== RECORD EXTRACTS ==
━━━━━━━━━━
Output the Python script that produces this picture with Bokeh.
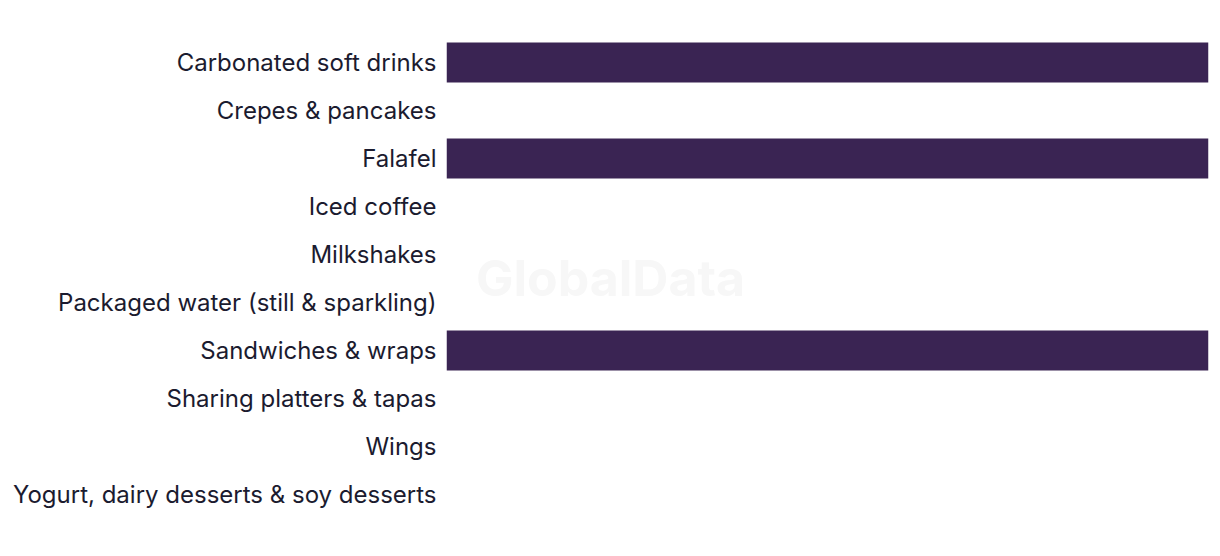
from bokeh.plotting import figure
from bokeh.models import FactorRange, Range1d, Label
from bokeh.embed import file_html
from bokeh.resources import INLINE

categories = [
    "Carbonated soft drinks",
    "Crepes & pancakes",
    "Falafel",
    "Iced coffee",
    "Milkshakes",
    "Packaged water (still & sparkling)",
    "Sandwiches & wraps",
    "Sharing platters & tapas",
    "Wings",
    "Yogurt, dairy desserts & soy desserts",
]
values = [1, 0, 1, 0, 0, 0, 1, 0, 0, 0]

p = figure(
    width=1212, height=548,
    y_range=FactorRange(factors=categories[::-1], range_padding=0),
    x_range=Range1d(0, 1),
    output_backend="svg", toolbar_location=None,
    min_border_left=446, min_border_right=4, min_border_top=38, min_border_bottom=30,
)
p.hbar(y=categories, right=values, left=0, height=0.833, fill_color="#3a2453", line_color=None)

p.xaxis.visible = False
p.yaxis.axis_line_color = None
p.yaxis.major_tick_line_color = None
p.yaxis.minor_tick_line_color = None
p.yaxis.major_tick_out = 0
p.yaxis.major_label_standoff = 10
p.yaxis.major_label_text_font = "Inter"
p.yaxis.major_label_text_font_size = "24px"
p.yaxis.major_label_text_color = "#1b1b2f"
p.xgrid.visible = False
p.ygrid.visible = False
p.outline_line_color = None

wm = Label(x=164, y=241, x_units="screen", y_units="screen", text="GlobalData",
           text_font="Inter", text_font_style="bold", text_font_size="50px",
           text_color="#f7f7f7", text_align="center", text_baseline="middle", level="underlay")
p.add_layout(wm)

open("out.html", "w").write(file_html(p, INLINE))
━━━━━━━━━━
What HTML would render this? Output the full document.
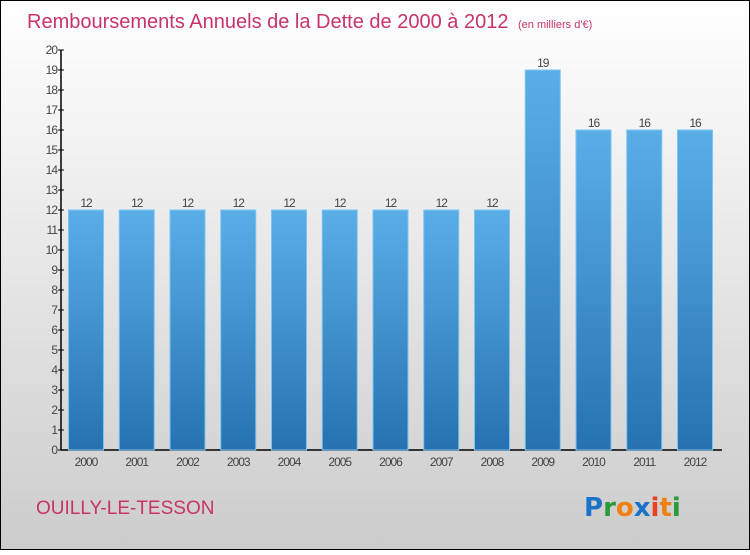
━━━━━━━━━━
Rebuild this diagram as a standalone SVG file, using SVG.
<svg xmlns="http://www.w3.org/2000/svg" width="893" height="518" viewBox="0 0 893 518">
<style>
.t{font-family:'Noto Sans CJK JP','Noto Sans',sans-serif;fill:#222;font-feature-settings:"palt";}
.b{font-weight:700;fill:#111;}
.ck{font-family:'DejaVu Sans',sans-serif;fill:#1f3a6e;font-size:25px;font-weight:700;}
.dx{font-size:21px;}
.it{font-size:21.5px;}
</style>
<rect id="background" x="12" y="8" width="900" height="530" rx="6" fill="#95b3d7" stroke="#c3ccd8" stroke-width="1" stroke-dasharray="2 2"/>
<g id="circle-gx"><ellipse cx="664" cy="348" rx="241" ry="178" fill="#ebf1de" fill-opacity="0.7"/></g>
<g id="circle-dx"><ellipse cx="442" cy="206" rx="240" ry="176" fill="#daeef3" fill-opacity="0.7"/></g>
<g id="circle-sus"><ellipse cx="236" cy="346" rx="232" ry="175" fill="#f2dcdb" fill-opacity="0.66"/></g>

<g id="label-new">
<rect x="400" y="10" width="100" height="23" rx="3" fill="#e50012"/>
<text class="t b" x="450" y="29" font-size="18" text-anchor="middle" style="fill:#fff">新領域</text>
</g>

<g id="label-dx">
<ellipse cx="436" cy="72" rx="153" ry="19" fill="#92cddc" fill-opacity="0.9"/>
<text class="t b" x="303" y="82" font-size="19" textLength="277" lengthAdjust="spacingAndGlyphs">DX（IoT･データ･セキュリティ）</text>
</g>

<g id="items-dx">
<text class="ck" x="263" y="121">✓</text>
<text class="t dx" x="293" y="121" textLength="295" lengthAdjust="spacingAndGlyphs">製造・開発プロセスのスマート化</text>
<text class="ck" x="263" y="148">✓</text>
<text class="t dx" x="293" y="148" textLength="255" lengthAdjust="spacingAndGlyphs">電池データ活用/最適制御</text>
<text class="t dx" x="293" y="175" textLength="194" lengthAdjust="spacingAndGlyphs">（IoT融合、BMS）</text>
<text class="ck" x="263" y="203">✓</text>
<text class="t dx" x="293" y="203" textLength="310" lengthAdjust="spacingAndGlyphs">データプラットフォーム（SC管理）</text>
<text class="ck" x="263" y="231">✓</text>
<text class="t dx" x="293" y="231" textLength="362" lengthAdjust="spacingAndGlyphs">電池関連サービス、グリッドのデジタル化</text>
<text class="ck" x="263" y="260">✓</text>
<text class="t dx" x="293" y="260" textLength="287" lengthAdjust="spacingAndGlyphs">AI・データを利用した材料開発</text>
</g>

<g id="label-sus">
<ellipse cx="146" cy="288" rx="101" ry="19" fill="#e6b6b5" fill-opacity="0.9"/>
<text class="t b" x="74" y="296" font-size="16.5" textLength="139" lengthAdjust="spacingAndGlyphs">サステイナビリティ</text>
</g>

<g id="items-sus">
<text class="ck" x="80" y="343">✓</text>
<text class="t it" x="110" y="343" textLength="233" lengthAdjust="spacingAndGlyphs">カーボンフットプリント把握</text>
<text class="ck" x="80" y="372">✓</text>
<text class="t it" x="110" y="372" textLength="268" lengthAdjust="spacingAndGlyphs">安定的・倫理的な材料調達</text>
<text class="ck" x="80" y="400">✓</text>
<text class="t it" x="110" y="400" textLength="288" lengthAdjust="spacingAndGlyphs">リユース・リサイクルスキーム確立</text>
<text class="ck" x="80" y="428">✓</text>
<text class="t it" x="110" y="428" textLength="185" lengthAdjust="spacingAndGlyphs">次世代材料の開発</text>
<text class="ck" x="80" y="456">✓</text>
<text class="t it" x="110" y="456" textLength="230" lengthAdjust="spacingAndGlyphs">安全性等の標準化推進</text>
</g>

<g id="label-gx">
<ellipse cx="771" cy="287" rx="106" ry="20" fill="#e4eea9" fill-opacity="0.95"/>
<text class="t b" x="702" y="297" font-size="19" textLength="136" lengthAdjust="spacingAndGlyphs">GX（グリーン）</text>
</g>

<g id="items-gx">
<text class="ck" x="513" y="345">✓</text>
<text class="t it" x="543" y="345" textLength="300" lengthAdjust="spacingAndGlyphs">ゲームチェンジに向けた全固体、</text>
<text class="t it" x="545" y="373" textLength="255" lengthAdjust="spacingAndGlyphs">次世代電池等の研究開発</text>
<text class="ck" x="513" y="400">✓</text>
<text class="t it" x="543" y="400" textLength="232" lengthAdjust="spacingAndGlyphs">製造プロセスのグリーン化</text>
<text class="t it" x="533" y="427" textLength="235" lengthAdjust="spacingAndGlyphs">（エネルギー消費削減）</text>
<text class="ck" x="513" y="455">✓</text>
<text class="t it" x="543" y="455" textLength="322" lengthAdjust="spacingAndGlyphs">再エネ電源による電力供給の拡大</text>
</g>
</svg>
━━━━━━━━━━
== PROBLEM REQUIREMENTS ==
Repeat exactly, and only, the entries from the line with "Output the Python" through the line with "from bokeh.resources import INLINE". Pictures are skipped.

== REPLY TO THE EXERCISE ==
Output the Python script that produces this picture with Bokeh.
from bokeh.plotting import figure
from bokeh.models import FactorRange, Range1d, Label
from bokeh.embed import file_html
from bokeh.resources import INLINE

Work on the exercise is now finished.